EXTRACTED INFORMATION:
--- START ---

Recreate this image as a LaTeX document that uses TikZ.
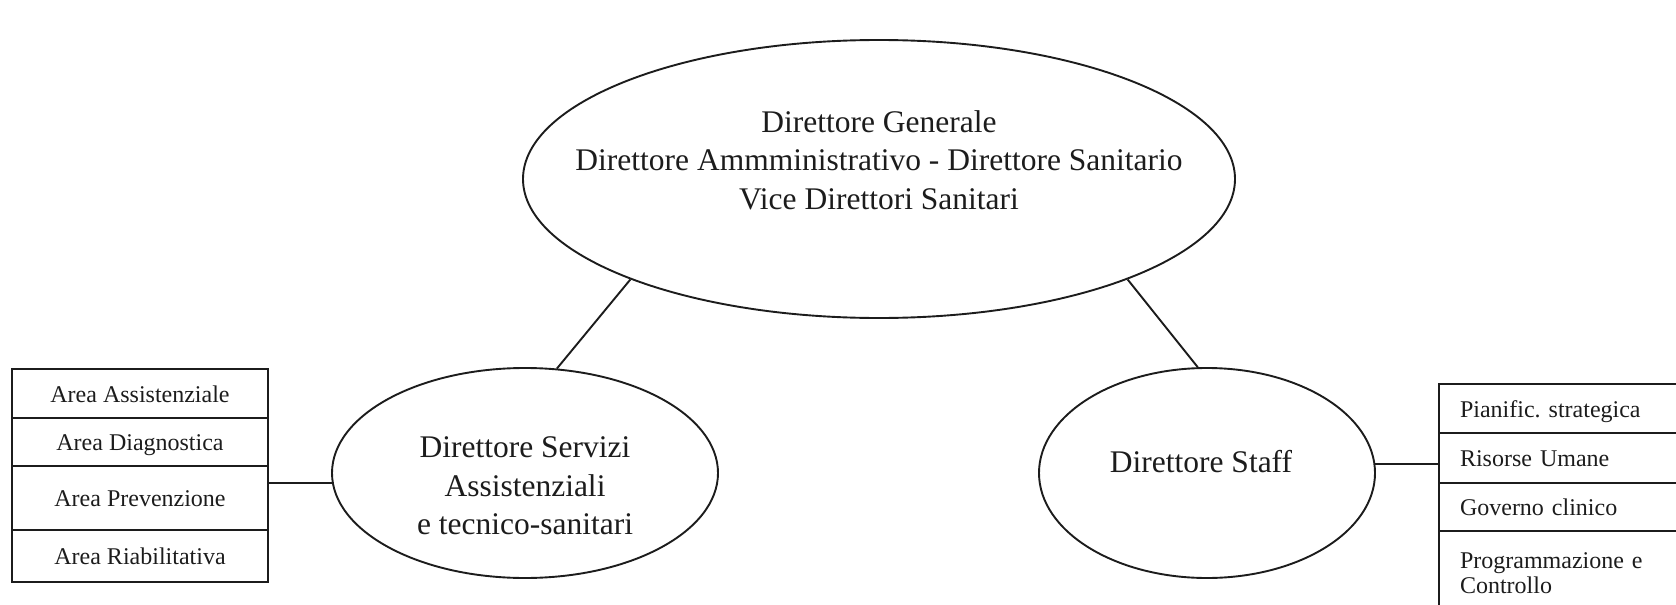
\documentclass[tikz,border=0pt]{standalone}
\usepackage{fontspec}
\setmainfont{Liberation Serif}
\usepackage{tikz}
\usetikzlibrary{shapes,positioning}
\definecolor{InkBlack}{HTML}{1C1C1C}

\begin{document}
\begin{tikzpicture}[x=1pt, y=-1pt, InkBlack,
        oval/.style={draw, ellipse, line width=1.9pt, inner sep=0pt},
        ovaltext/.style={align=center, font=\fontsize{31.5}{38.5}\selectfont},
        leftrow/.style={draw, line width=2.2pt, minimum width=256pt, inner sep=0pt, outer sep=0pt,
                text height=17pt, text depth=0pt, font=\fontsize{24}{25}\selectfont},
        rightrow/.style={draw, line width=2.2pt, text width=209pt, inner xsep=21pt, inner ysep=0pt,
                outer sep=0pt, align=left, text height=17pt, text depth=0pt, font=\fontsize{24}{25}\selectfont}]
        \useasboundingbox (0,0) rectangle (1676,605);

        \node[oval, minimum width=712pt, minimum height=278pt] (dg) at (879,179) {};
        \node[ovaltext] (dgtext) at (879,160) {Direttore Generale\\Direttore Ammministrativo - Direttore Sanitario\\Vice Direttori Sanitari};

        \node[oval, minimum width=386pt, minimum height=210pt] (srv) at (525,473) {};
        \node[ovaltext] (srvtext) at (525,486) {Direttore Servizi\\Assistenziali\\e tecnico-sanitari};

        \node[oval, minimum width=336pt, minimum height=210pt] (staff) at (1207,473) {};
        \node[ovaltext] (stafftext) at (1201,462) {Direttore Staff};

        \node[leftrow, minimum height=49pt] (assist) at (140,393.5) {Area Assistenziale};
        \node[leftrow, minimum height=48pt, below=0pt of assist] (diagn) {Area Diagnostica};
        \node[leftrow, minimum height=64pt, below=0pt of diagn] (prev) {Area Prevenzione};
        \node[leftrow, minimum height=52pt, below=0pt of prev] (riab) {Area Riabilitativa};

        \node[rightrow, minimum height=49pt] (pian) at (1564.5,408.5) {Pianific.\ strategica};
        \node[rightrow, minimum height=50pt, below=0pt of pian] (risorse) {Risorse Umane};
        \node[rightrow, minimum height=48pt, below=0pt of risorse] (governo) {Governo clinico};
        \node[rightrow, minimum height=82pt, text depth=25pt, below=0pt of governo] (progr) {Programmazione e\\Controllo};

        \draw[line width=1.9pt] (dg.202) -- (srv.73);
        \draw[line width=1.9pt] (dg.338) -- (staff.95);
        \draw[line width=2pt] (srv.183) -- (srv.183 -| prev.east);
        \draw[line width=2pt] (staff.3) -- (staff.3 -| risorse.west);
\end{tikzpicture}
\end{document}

--- END ---
--- START ---

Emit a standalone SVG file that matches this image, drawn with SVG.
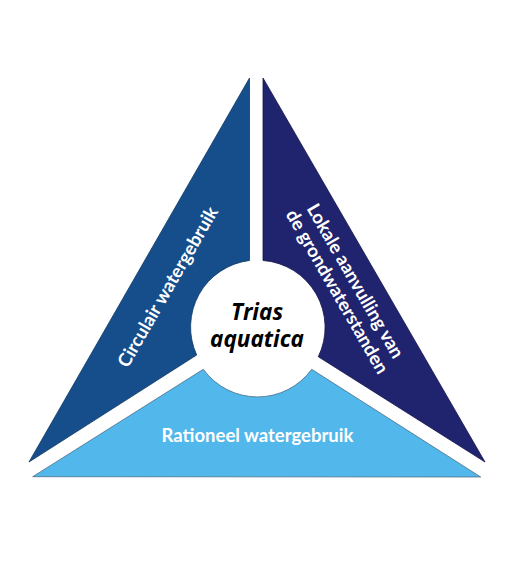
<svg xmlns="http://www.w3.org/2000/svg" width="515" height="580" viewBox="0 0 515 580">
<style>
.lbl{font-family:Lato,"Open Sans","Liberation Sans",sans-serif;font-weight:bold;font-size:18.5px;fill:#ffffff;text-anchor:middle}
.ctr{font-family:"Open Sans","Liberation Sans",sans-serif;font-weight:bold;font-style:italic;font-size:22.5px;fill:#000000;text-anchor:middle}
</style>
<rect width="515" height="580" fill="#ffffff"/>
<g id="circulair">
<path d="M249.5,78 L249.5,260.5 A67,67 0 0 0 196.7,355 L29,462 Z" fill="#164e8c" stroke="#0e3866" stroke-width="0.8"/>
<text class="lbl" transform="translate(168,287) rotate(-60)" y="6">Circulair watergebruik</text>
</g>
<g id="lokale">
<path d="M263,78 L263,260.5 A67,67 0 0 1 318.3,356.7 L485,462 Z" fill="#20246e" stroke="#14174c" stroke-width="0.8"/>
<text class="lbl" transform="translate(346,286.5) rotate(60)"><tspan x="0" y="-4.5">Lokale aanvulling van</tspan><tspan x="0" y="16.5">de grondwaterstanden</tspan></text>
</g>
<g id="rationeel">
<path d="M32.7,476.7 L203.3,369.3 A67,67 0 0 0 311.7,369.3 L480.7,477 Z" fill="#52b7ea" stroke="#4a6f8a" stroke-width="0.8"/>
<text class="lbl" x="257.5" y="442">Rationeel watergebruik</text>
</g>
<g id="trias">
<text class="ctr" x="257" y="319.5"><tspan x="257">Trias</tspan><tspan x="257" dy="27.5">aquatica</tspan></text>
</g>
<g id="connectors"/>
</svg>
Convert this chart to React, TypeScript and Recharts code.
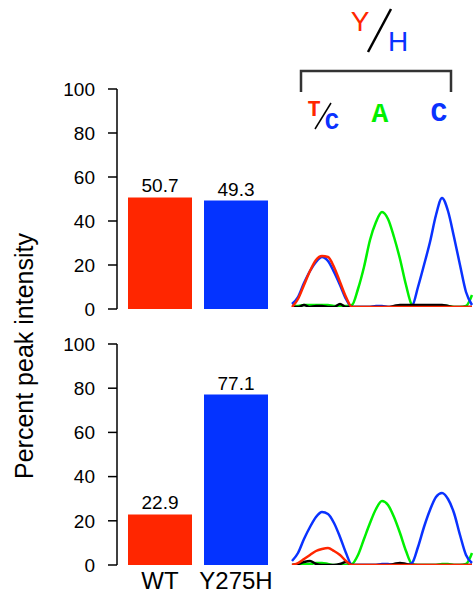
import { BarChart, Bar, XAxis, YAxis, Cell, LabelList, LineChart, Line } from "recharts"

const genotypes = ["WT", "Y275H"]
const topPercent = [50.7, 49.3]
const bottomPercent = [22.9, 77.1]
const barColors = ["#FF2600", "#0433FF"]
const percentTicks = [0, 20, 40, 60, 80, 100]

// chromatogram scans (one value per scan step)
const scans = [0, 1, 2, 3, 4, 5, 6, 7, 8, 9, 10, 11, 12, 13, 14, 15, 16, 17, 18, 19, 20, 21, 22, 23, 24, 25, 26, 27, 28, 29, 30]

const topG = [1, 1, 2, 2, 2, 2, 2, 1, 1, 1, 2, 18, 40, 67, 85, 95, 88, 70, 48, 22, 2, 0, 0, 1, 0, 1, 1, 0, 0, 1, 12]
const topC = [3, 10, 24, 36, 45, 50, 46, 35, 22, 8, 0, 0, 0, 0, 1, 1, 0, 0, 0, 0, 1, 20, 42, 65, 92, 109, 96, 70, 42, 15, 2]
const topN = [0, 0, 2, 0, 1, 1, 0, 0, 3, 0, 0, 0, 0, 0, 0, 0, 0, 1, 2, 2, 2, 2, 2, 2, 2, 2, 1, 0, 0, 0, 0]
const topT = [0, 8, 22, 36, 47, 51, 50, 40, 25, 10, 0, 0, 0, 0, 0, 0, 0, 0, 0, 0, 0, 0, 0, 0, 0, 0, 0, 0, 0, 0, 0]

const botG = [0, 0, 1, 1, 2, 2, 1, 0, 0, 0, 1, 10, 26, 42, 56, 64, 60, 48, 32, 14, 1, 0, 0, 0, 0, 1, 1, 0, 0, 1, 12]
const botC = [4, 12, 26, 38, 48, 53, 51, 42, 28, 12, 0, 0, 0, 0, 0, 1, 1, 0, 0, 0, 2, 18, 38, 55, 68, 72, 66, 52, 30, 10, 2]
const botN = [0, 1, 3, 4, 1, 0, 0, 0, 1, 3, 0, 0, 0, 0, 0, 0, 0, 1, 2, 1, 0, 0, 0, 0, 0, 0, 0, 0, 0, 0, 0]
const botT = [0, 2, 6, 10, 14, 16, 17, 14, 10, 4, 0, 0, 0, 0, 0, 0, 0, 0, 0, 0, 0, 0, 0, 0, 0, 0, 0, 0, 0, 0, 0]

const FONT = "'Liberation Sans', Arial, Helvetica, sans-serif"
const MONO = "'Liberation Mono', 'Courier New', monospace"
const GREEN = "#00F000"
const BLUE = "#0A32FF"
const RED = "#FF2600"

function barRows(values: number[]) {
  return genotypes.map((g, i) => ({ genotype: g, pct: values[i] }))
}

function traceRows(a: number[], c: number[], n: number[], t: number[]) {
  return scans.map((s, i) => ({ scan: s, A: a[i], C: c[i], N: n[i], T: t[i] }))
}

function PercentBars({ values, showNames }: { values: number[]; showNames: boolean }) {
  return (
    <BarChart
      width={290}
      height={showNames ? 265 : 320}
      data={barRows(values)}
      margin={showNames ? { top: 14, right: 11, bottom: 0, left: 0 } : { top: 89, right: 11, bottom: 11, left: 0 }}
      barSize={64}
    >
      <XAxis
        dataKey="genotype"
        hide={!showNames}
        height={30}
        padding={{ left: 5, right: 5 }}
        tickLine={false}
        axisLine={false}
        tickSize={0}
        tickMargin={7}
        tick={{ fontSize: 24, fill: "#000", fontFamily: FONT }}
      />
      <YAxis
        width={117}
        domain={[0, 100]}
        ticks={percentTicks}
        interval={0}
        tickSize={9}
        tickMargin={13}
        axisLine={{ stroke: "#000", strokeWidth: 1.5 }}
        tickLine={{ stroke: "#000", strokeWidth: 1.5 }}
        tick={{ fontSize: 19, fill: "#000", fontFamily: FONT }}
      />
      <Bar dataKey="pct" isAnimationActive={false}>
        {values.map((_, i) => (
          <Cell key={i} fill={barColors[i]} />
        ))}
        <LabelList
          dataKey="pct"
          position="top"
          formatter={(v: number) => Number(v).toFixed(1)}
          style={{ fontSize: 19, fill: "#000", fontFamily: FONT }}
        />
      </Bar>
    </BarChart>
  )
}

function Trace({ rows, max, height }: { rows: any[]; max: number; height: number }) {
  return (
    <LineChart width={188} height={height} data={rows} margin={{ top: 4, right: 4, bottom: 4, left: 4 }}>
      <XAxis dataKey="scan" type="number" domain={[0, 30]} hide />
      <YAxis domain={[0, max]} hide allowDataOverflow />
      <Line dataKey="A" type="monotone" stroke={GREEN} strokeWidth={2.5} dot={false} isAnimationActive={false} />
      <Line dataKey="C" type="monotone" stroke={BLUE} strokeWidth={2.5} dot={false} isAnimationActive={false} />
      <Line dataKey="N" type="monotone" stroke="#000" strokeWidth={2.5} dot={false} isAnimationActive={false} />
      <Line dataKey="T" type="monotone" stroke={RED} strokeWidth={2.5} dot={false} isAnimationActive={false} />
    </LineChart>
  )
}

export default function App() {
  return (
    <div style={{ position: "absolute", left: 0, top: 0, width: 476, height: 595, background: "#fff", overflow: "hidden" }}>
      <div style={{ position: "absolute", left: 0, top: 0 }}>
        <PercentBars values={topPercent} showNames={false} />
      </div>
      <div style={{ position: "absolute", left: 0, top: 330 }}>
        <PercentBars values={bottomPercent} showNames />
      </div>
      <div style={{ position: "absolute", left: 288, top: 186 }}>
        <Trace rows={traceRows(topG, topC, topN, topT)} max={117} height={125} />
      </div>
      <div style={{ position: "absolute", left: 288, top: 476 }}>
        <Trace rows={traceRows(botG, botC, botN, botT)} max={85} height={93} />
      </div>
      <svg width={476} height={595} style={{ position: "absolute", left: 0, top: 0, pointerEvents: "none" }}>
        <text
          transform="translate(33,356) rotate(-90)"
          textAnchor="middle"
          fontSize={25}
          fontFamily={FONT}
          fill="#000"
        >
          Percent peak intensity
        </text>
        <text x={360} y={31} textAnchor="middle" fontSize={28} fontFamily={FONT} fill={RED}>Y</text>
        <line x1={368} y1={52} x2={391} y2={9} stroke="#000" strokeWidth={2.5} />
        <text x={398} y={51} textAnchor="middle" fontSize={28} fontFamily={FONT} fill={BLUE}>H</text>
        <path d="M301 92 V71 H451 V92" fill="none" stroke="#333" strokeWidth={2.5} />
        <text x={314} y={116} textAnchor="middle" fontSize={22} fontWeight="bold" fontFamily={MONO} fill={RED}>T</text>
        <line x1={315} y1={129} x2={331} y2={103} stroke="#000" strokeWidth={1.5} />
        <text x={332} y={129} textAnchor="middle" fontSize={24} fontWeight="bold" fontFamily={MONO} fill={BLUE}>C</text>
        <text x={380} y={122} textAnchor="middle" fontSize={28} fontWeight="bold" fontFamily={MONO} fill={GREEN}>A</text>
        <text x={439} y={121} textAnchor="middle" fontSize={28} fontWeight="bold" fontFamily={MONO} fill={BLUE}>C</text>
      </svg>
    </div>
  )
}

--- END ---
--- START ---

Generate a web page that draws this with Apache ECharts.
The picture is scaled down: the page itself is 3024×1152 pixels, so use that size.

--- END ---

WHAT YOU WILL DO:
Using the entries above, extract exactly the lines from the one that contains "Convert this chart" through the one that contains "const percentTicks = [0, 20, 40, 60, 80, 100]". Do not carry over any pictures.

RESPONSE TO THE TASK:
Convert this chart to React, TypeScript and Recharts code.
import { BarChart, Bar, XAxis, YAxis, Cell, LabelList, LineChart, Line } from "recharts"

const genotypes = ["WT", "Y275H"]
const topPercent = [50.7, 49.3]
const bottomPercent = [22.9, 77.1]
const barColors = ["#FF2600", "#0433FF"]
const percentTicks = [0, 20, 40, 60, 80, 100]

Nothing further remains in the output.